Please count the lines below that contain the word "matplotlib", and reply with that number alone.

[START Data extract]

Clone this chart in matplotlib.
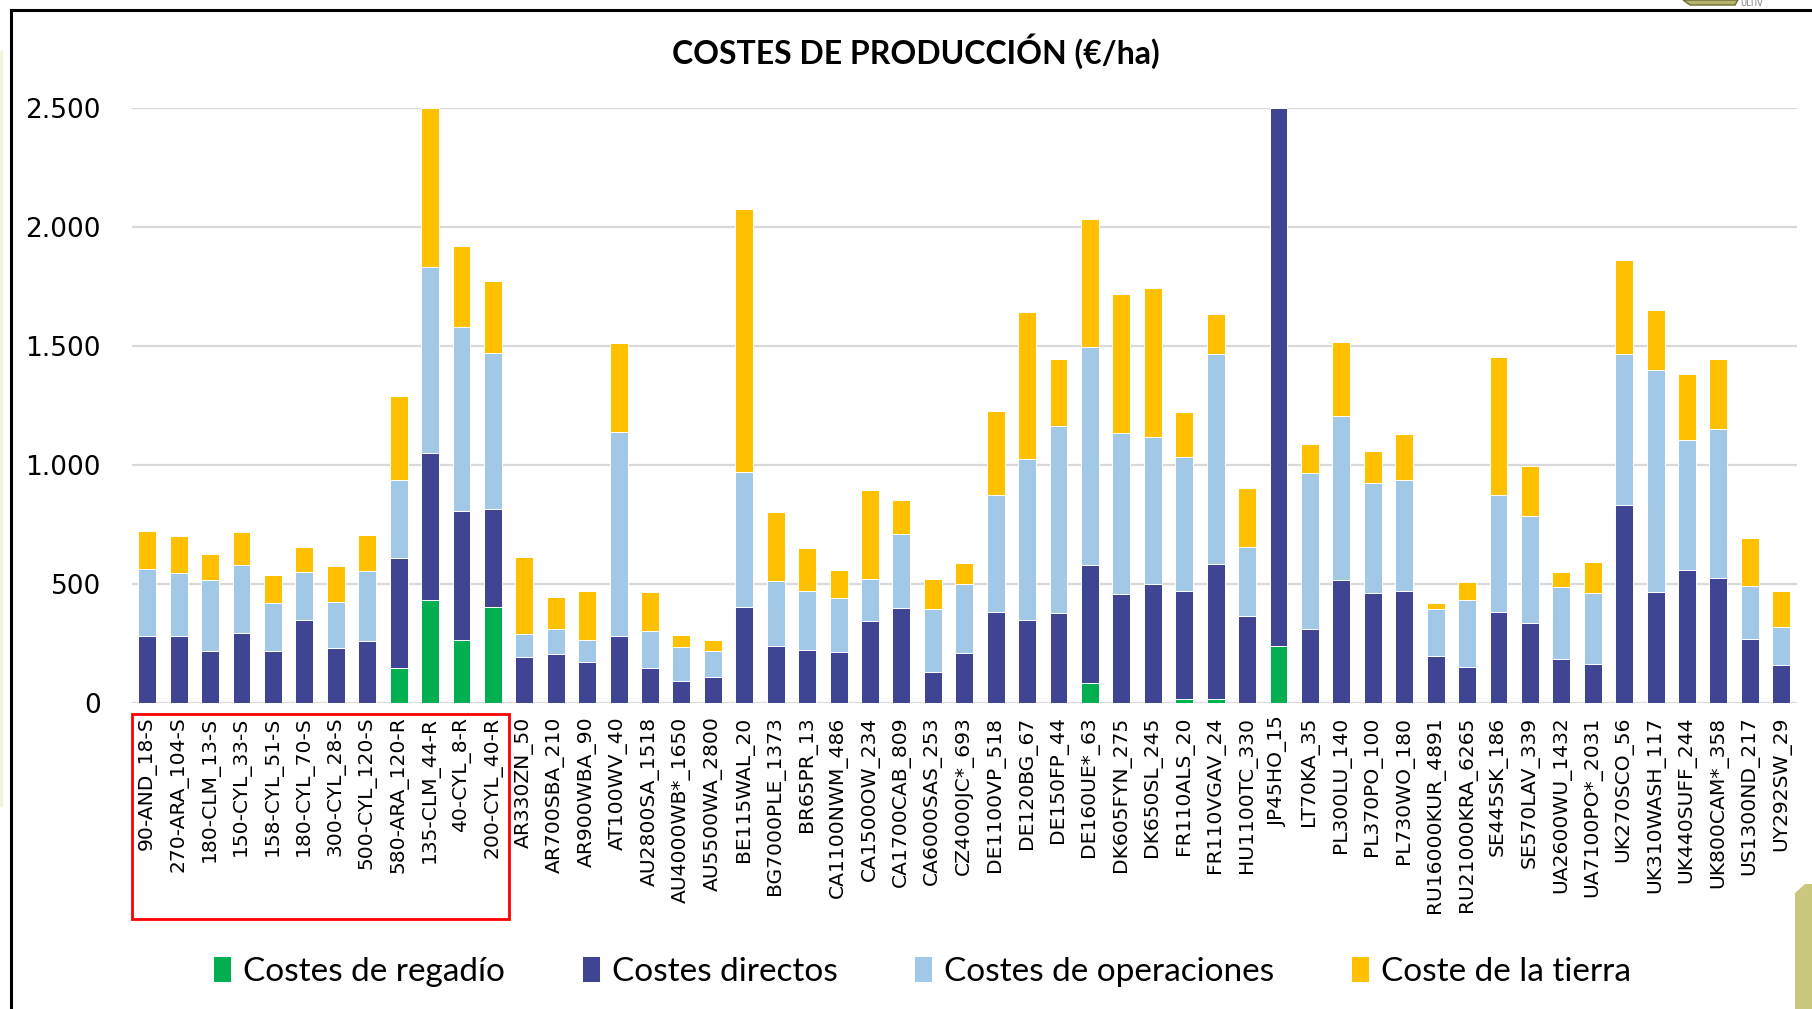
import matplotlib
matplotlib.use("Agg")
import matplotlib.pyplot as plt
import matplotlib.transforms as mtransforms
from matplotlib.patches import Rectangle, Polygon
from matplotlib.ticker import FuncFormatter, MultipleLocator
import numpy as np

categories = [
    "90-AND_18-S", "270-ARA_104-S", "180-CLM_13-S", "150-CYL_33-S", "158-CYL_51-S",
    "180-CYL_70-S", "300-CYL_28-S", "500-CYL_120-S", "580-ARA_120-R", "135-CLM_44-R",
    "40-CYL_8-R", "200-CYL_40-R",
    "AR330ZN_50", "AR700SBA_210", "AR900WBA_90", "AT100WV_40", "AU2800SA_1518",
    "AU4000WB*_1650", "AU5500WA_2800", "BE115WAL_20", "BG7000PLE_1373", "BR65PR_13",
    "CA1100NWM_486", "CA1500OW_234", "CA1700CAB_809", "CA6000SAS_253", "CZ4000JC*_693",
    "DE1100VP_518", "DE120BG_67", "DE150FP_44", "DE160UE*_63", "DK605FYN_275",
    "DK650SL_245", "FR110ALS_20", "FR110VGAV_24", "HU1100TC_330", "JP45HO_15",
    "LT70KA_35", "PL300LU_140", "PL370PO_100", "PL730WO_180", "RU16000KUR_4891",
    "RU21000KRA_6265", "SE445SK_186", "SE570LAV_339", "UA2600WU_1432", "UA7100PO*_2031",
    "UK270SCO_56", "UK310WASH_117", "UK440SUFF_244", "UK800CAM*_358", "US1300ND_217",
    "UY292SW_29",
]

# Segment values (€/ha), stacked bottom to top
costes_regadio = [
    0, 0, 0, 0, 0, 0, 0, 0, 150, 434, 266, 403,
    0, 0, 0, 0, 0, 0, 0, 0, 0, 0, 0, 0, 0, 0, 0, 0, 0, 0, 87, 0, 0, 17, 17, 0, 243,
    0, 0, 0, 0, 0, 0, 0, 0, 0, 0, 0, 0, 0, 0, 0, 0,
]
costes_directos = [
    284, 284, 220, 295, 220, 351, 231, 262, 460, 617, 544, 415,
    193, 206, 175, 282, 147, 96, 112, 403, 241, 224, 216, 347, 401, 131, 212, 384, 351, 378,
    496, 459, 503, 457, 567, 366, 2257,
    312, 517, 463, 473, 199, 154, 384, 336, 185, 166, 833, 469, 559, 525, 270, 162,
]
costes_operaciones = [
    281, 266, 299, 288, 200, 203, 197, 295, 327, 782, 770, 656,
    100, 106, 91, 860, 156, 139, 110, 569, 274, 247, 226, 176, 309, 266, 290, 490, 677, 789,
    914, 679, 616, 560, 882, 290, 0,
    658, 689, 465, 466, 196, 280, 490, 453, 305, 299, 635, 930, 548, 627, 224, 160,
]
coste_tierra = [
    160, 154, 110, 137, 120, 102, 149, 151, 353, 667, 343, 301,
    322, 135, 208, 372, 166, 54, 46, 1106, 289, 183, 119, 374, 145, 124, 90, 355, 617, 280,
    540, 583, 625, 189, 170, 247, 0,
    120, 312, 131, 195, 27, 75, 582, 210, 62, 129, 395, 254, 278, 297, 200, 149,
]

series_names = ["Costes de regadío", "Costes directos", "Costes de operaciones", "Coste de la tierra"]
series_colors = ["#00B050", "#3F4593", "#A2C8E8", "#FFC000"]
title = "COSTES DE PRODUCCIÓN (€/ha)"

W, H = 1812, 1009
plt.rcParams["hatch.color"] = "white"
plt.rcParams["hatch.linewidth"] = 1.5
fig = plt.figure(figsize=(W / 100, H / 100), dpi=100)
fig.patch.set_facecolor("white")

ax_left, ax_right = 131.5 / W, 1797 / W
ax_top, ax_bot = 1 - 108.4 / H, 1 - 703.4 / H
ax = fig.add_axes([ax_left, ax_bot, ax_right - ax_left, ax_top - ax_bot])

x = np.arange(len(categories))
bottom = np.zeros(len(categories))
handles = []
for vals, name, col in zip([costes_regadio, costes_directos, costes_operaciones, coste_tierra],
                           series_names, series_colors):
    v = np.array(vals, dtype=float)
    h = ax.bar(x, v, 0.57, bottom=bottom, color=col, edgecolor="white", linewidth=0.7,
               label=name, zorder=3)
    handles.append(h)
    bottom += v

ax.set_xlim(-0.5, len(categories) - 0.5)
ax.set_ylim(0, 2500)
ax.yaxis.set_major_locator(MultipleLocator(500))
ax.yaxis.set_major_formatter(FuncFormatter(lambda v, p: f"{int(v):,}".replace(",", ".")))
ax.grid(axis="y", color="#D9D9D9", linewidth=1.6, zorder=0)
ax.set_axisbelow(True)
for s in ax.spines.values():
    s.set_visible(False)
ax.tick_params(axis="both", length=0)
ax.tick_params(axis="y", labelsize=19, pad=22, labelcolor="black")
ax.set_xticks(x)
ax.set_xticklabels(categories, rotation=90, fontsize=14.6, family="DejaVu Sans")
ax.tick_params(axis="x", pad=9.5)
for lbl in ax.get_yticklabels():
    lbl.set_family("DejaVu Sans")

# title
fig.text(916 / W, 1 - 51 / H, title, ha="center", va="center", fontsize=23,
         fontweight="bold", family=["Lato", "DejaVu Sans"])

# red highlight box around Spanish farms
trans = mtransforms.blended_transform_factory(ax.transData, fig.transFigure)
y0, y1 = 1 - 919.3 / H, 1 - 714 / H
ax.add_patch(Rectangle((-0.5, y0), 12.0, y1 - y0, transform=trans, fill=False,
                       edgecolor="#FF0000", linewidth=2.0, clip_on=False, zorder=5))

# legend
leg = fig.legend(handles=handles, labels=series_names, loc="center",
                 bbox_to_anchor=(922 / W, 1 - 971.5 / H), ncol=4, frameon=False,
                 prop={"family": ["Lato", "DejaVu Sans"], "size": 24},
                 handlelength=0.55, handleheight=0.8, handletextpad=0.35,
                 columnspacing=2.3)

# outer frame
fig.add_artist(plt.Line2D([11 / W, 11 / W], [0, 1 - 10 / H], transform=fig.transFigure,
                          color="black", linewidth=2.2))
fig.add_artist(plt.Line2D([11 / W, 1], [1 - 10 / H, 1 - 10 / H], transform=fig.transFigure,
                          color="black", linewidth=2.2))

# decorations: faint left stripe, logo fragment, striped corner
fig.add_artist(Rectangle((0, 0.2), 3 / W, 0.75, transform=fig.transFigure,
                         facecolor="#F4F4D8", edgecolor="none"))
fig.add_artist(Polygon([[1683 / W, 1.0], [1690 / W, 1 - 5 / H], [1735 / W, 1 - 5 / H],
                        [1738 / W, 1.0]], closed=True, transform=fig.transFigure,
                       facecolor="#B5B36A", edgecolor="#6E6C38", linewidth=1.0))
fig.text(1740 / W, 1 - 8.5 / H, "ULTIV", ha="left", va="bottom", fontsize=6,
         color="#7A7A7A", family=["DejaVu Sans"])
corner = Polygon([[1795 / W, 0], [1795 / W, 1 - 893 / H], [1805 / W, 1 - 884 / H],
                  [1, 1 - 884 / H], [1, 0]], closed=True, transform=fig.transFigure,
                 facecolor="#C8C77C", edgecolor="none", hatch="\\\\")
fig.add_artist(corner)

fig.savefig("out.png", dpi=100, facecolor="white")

[END Data extract]

Written response – 7